The reported package would delay three separate Affordable Care Act (ACA) taxes for two years, including one of the law's most important cost-control mechanisms. Although the two-year delays don't cost very much money on paper now, the cost of continuing to delay or completely repealing these taxes could climb over $1 trillion over the next 20 years. In a "fiscal worst case scenario," where the remaining tax extender provisions that expired after two years were also continued, the ultimate 20-year cost of this deal could be $4.1 trillion.

The three health-related delays currently rumored in the deal are the Cadillac tax, medical device tax, and the health insurer excise tax. Although our estimates are very rough and simply based on press reports about what is being considered, the two-year delays of each revenue source would cost about $40 billion over ten years. But if those delays become permanent, they would cost about $250 billion over ten years and $1.1 trillion over 20 years.

In addition, as our own Loren Adler has pointed out, rolling back these revenue sources, particularly the Cadillac tax, would undermine the Affordable Care Act on fiscal and health policy grounds.
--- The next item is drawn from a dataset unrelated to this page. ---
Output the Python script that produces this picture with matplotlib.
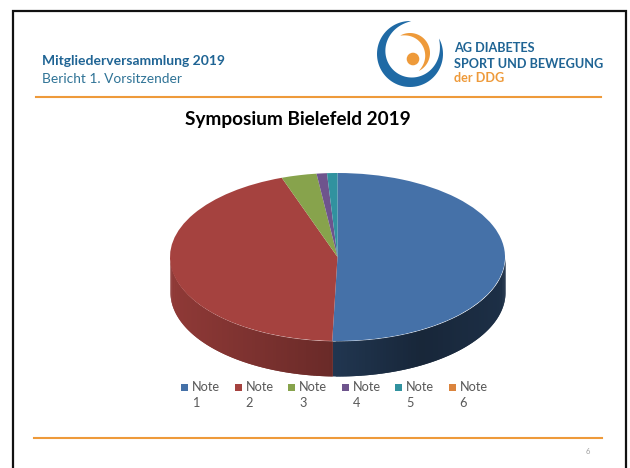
import numpy as np
import matplotlib
matplotlib.use("Agg")
import matplotlib.pyplot as plt
from matplotlib.patches import Polygon, Circle, Rectangle

plt.rcParams['font.family'] = ['Lato', 'DejaVu Sans']

# values (share in percent)
labels = ["Note 1", "Note 2", "Note 3", "Note 4", "Note 5", "Note 6"]
values = [50.5, 44.1, 3.4, 1.0, 1.0, 0.0]
colors = ["#4571a8", "#a5423f", "#87a34c", "#6e548d", "#31929f", "#db843d"]

W, H = 630, 468
BLUE = "#1f6494"
ORANGE = "#ee9a3a"

fig = plt.figure(figsize=(W / 100, H / 100), dpi=100, facecolor="white")

# slide furniture, axes in pixel coordinates
bg = fig.add_axes([0, 0, 1, 1])
bg.set_xlim(0, W)
bg.set_ylim(H, 0)
bg.axis("off")


def crescent(cx, cy, r, start, end, width, color):
    # thick arc that tapers towards both ends
    t = np.radians(np.linspace(start, end, 80))
    w = width * np.sin(np.linspace(0, np.pi, 80)) ** 0.8
    outer = np.c_[cx + r * np.cos(t), cy - r * np.sin(t)]
    inner = np.c_[cx + (r - w) * np.cos(t), cy - (r - w) * np.sin(t)][::-1]
    bg.add_patch(Polygon(np.r_[outer, inner], closed=True, fc=color, ec="none"))


# frame, no line at the bottom
bg.plot([13, 13, 626, 626], [H, 11, 11, H], color="#111111", lw=1.6, solid_joinstyle="miter")

bg.plot([36, 601], [96.5, 96.5], color=ORANGE, lw=1.5)
bg.plot([34, 602], [438, 438], color=ORANGE, lw=1.5)

bg.text(42, 61, "Mitgliederversammlung 2019", fontsize=10, fontweight="bold", color=BLUE, va="center")
bg.text(42, 79, "Bericht 1. Vorsitzender", fontsize=9.9, color="#2f7396", va="center")
bg.text(454, 48.5, "AG DIABETES", fontsize=9.1, fontweight="bold", color=BLUE, va="center")
bg.text(454, 63.5, "SPORT UND BEWEGUNG", fontsize=9.1, fontweight="bold", color=BLUE, va="center")
bg.text(454, 78.5, "der DDG", fontsize=9.1, fontweight="bold", color=ORANGE, va="center")
bg.text(297.5, 120, "Symposium Bielefeld 2019", fontsize=13.7, fontweight="bold", color="black", ha="center", va="center")
bg.text(588, 451, "6", fontsize=5.5, color="#a0a0a0", ha="center", va="center")

# logo
crescent(410, 54, 33, 88, 388, 10, "#1f6aa5")
crescent(410, 53, 20, 119, -63, 5.5, ORANGE)
bg.add_patch(Circle((413, 59), 6.3, fc=ORANGE, ec="none"))

# pie, ellipse of 335 x 168 px
ax = fig.add_axes([170 / W, 1 - 341 / H, 335 / W, 168 / H])
ax.pie(values, colors=colors, startangle=90, counterclock=False, radius=1,
       wedgeprops={"linewidth": 0})
ax.set_aspect("auto")
ax.set_xlim(-1, 1)
ax.set_ylim(-1, 1)

# side wall of the pie, shaded strip by strip
depth = 35 / 84
shade_x = [-1, -0.034, -0.033, 0.5, 1]
shade_v = [0.87, 0.64, 0.48, 0.34, 0.42]
ends = 90 - np.cumsum(values) * 3.6
starts = np.r_[90, ends[:-1]]
for a0, a1, col in zip(starts, ends, colors):
    # keep the part of the wedge on the front half (-180..0 degrees)
    lo = max(a1, -180)
    hi = min(a0, 0)
    if hi <= lo:
        continue
    base = np.array(matplotlib.colors.to_rgb(col))
    t = np.radians(np.linspace(lo, hi, 90))
    for i in range(len(t) - 1):
        # each strip runs on under the next one so no seams show
        seg = np.linspace(t[i], t[min(i + 2, len(t) - 1)], 5)
        xs = np.cos(seg)
        top = np.sin(seg)
        c = base * np.interp(np.cos(t[i:i + 2]).mean(), shade_x, shade_v)
        ax.fill_between(xs, top, top - depth, color=c, lw=0, clip_on=False, zorder=0)

# legend, each label wraps onto a second line
for i, (lab, col) in enumerate(zip(labels, colors)):
    word, num = lab.split()
    x = 181 + i * 53.5
    bg.add_patch(Rectangle((x, 384), 7, 7, fc=col, ec="none"))
    bg.text(x + 11, 387, word, fontsize=9.2, color="#595959", va="center")
    bg.text(x + 11, 403, num, fontsize=9.2, color="#595959", va="center")

fig.savefig("out.png", dpi=100)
Repealing them would take away funding sources used to finance the coverage expansions that would remain in place.  Repealing the Cadillac tax would also harm cost-control efforts and dampen wage growth.

Previously, we showed how the $700 billion extenders deal would cost $2.3 trillion over the next two decades. That deal, however, allows most of the tax provisions to expire after two years and only delays the ACA taxes for two years. If those delays and temporary extensions are continued, the total cost of the bill might climb to $4.1 trillion over the next 20 years.

This year-end legislative rush could turn out to be very costly for the budget and harmful to the progress that has been made in slowing the growth of health care spending.